TASK TO CARRY OUT: Please, without the pictures, retype exactly the lines from the start of the material through the line that holds "if (!canvas) return;".

DATA SEGMENT:
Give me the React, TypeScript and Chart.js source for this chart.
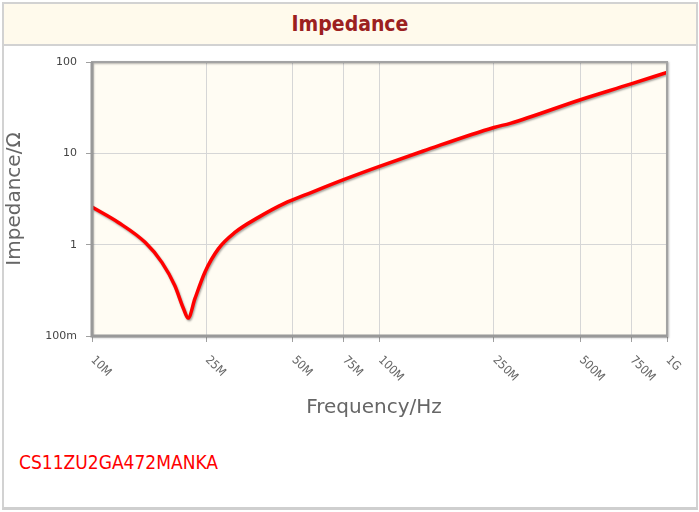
import React, { useEffect, useRef } from "react";
import { Chart, registerables } from "chart.js";

Chart.register(...registerables);

const freqMHz = [10, 12.35, 15.3, 17.5, 19.4, 20.8, 21.6, 22.8, 24.7, 27.5, 31.4, 37.9, 46.9, 55.1, 75, 100, 142, 250, 285, 500, 750, 1000];
const impedance = [2.58, 1.75, 1.06, 0.64, 0.357, 0.2, 0.157, 0.256, 0.5, 0.9, 1.36, 1.99, 2.85, 3.5, 5.15, 7.2, 10.6, 19.2, 21.3, 38.6, 57.5, 77];

const xTickValues = [1e7, 2.5e7, 5e7, 7.5e7, 1e8, 2.5e8, 5e8, 7.5e8, 1e9];
const xTickLabels = ["10M", "25M", "50M", "75M", "100M", "250M", "500M", "750M", "1G"];
const yTickValues = [0.1, 1, 10, 100];
const yTickLabels = ["100m", "1", "10", "100"];

const chartTitle = "Impedance";
const xTitle = "Frequency/Hz";
const yTitle = "Impedance/Ω";
const partNumber = "CS11ZU2GA472MANKA";

const CANVAS_TOP = 46;

export default function App() {
  const ref = useRef<HTMLCanvasElement>(null);

  useEffect(() => {
    const canvas = ref.current;
    if (!canvas) return;

    const decorPlugin = {
      id: "decor",
      beforeDraw(chart: any) {
        const { ctx, chartArea: a } = chart;
        ctx.save();
        ctx.fillStyle = "#fffcf3";
        ctx.fillRect(a.left, a.top, a.right - a.left, a.bottom - a.top);
        ctx.restore();
      },
      beforeDatasetDraw(chart: any) {
        const ctx = chart.ctx;
        ctx.save();
        ctx.shadowColor = "rgba(0,0,0,0.35)";
        ctx.shadowOffsetX = 1;
        ctx.shadowOffsetY = 1.5;
        ctx.shadowBlur = 2;
      },
      afterDatasetDraw(chart: any) {
        chart.ctx.restore();
      },
      afterDraw(chart: any) {
        const { ctx, chartArea: a } = chart;
        const xs = chart.scales.x;
        ctx.save();
        // plot border
        ctx.shadowColor = "rgba(0,0,0,0.3)";
        ctx.shadowOffsetX = 1;
        ctx.shadowOffsetY = 1;
        ctx.shadowBlur = 2;
        ctx.strokeStyle = "#a3a3a3";
        ctx.lineWidth = 2;
        ctx.strokeRect(a.left, a.top, a.right - a.left, a.bottom - a.top);
        ctx.shadowColor = "transparent";
        ctx.strokeStyle = "#999";
        ctx.lineWidth = 3;
        ctx.beginPath();
        ctx.moveTo(a.left, a.top);
        ctx.lineTo(a.left, a.bottom);
        ctx.lineTo(a.right, a.bottom);
        ctx.stroke();

        // x tick labels rotated
        ctx.fillStyle = "#666";
        ctx.font = '12px "DejaVu Sans Condensed", "DejaVu Sans"';
        ctx.textAlign = "left";
        ctx.textBaseline = "top";
        xTickValues.forEach((v, i) => {
          const px = xs.getPixelForValue(v);
          ctx.save();
          ctx.translate(px + 5, a.bottom + 18);
          ctx.rotate(Math.PI / 4);
          ctx.fillText(xTickLabels[i], 0, 0);
          ctx.restore();
        });

        // axis titles
        ctx.fillStyle = "#666";
        ctx.font = '20px "DejaVu Sans"';
        ctx.textAlign = "center";
        ctx.textBaseline = "middle";
        ctx.fillText(xTitle, 374, 408 - CANVAS_TOP);
        ctx.save();
        ctx.translate(15, (a.top + a.bottom) / 2);
        ctx.rotate(-Math.PI / 2);
        ctx.fillText(yTitle, 0, 0);
        ctx.restore();
        ctx.restore();
      },
    };

    const chart = new Chart(canvas, {
      type: "line",
      data: {
        datasets: [
          {
            data: freqMHz.map((f, i) => ({ x: f * 1e6, y: impedance[i] })),
            borderColor: "#ff0000",
            borderWidth: 3.5,
            pointRadius: 0,
            cubicInterpolationMode: "monotone",
            fill: false,
          },
        ],
      },
      options: {
        responsive: false,
        animation: false,
        layout: { padding: { top: 16, right: 32, left: 0, bottom: 0 } },
        plugins: { legend: { display: false }, tooltip: { enabled: false }, title: { display: false } },
        scales: {
          x: {
            type: "logarithmic",
            min: 1e7,
            max: 1e9,
            afterBuildTicks: (s: any) => {
              s.ticks = xTickValues.map((v) => ({ value: v }));
            },
            afterFit: (s: any) => {
              s.height = 110;
            },
            ticks: { display: false, autoSkip: false },
            grid: { color: "#d6d6d6", tickColor: "#a0a0a0", tickLength: 6, lineWidth: 1 },
            border: { display: false },
          },
          y: {
            type: "logarithmic",
            min: 0.1,
            max: 100,
            afterBuildTicks: (s: any) => {
              s.ticks = yTickValues.map((v) => ({ value: v }));
            },
            afterFit: (s: any) => {
              s.width = 92;
            },
            ticks: {
              autoSkip: false,
              padding: 9,
              color: "#444",
              font: { family: "DejaVu Sans", size: 11 },
              callback: (v: any) => {
                const idx = yTickValues.findIndex((t) => Math.abs(t - Number(v)) < 1e-9);
                return idx >= 0 ? yTickLabels[idx] : "";
              },
            },
            grid: { color: "#d6d6d6", tickColor: "#a0a0a0", tickLength: 6, lineWidth: 1 },
            border: { display: false },
          },
        },
      },
      plugins: [decorPlugin],
    } as any);

    return () => chart.destroy();
  }, []);

  return (
    <div style={{ position: "absolute", left: 0, top: 0, width: 699, height: 512, background: "#fff" }}>
      <div
        style={{
          position: "absolute",
          left: 2,
          top: 2,
          width: 696,
          height: 508,
          boxSizing: "border-box",
          borderLeft: "2px solid #d2d2d2",
          borderTop: "2px solid #d2d2d2",
          borderRight: "2px solid #d2d2d2",
          borderBottom: "3px solid #cfcfcf",
        }}
      />
      <div
        style={{
          position: "absolute",
          left: 4,
          top: 4,
          width: 692,
          height: 42,
          boxSizing: "border-box",
          background: "#fffaec",
          borderBottom: "2px solid #d2d2d2",
        }}
      />
      <div
        style={{
          position: "absolute",
          left: 4,
          top: 14,
          width: 692,
          textAlign: "center",
          fontFamily: '"DejaVu Sans Condensed", "DejaVu Sans"',
          fontWeight: "bold",
          fontSize: 21,
          lineHeight: "21px",
          color: "#9b2020",
        }}
      >
        {chartTitle}
      </div>
      <canvas
        ref={ref}
        width={699}
        height={400}
        style={{ position: "absolute", left: 0, top: CANVAS_TOP, width: 699, height: 400 }}
      />
      <div
        style={{
          position: "absolute",
          left: 19,
          top: 453,
          fontFamily: '"DejaVu Sans Condensed", "DejaVu Sans"',
          fontSize: 19,
          lineHeight: "19px",
          color: "#ff0000",
          whiteSpace: "nowrap",
        }}
      >
        {partNumber}
      </div>
    </div>
  );
}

RESPONSE BELOW:
Give me the React, TypeScript and Chart.js source for this chart.
import React, { useEffect, useRef } from "react";
import { Chart, registerables } from "chart.js";

Chart.register(...registerables);

const freqMHz = [10, 12.35, 15.3, 17.5, 19.4, 20.8, 21.6, 22.8, 24.7, 27.5, 31.4, 37.9, 46.9, 55.1, 75, 100, 142, 250, 285, 500, 750, 1000];
const impedance = [2.58, 1.75, 1.06, 0.64, 0.357, 0.2, 0.157, 0.256, 0.5, 0.9, 1.36, 1.99, 2.85, 3.5, 5.15, 7.2, 10.6, 19.2, 21.3, 38.6, 57.5, 77];

const xTickValues = [1e7, 2.5e7, 5e7, 7.5e7, 1e8, 2.5e8, 5e8, 7.5e8, 1e9];
const xTickLabels = ["10M", "25M", "50M", "75M", "100M", "250M", "500M", "750M", "1G"];
const yTickValues = [0.1, 1, 10, 100];
const yTickLabels = ["100m", "1", "10", "100"];

const chartTitle = "Impedance";
const xTitle = "Frequency/Hz";
const yTitle = "Impedance/Ω";
const partNumber = "CS11ZU2GA472MANKA";

const CANVAS_TOP = 46;

export default function App() {
  const ref = useRef<HTMLCanvasElement>(null);

  useEffect(() => {
    const canvas = ref.current;
    if (!canvas) return;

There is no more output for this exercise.